Edited by Daniel R. Cahoy and Lynda J. Oswald
Chapter 5: The patenting of a profession—accounting in the crosshairs
While the argument that patents may constrain professionals by infringing on the ability of practitioners to serve their clients is not new, concern over the application of business method patents to the accounting profession is a more recent phenomenon. Concerns raised by the American Institute of CPAs (AICPA) and other groups resulted in proposals to place limits on the patentability of tax strategies. These groups have argued that tax strategy patents preempt Congress’s legislative control of the Internal Revenue Code and its interpretations. They also argue that tax strategy patents make it difficult for tax advisors to render advice to clients, potentially increase the costs of tax advice to clients, and may mislead taxpayers into thinking that a patented tax strategy is valid in the eyes of the IRS (AICPA, 2011).

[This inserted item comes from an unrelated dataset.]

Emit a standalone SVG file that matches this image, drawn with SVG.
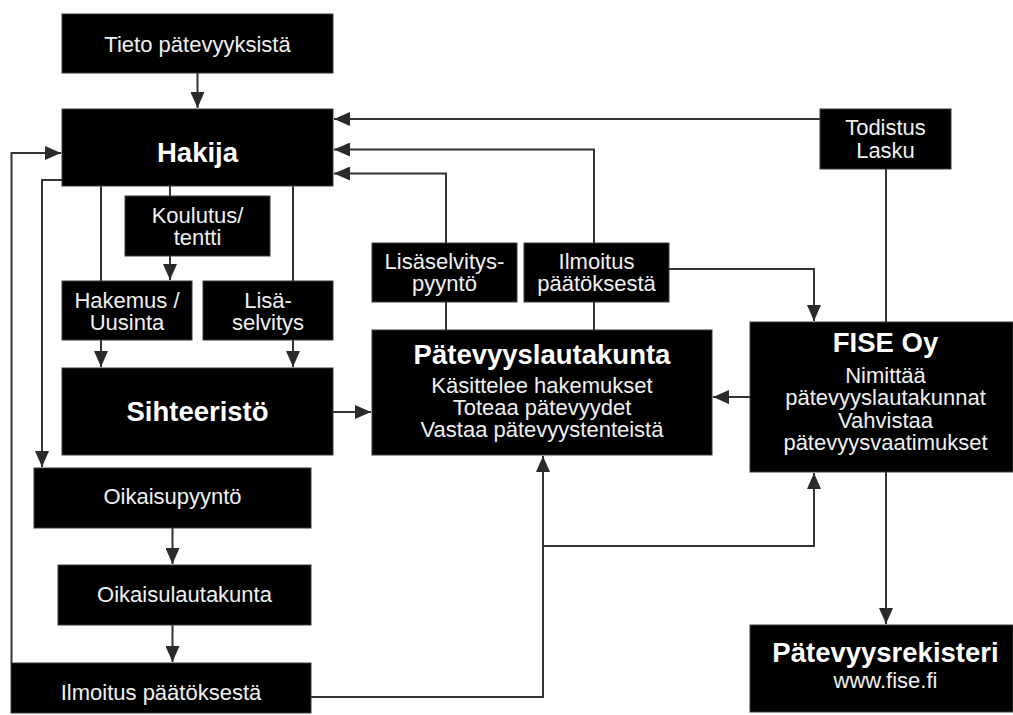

Tax strategy patents have been widely discussed in the academic literature as well (Burk & McDonnell, 2007; Beale, 2008; Sawyers, Baumer & Chumney, 2009; Chumney, Baumer & Sawyers, 2009; Aprill, 2010). Chumney et al. (2009) argued that if the courts validate tax strategy and other business method patents, there are no barriers to the issuance of additional patents that carve out essential chunks of the professions themselves, including the practice of accounting.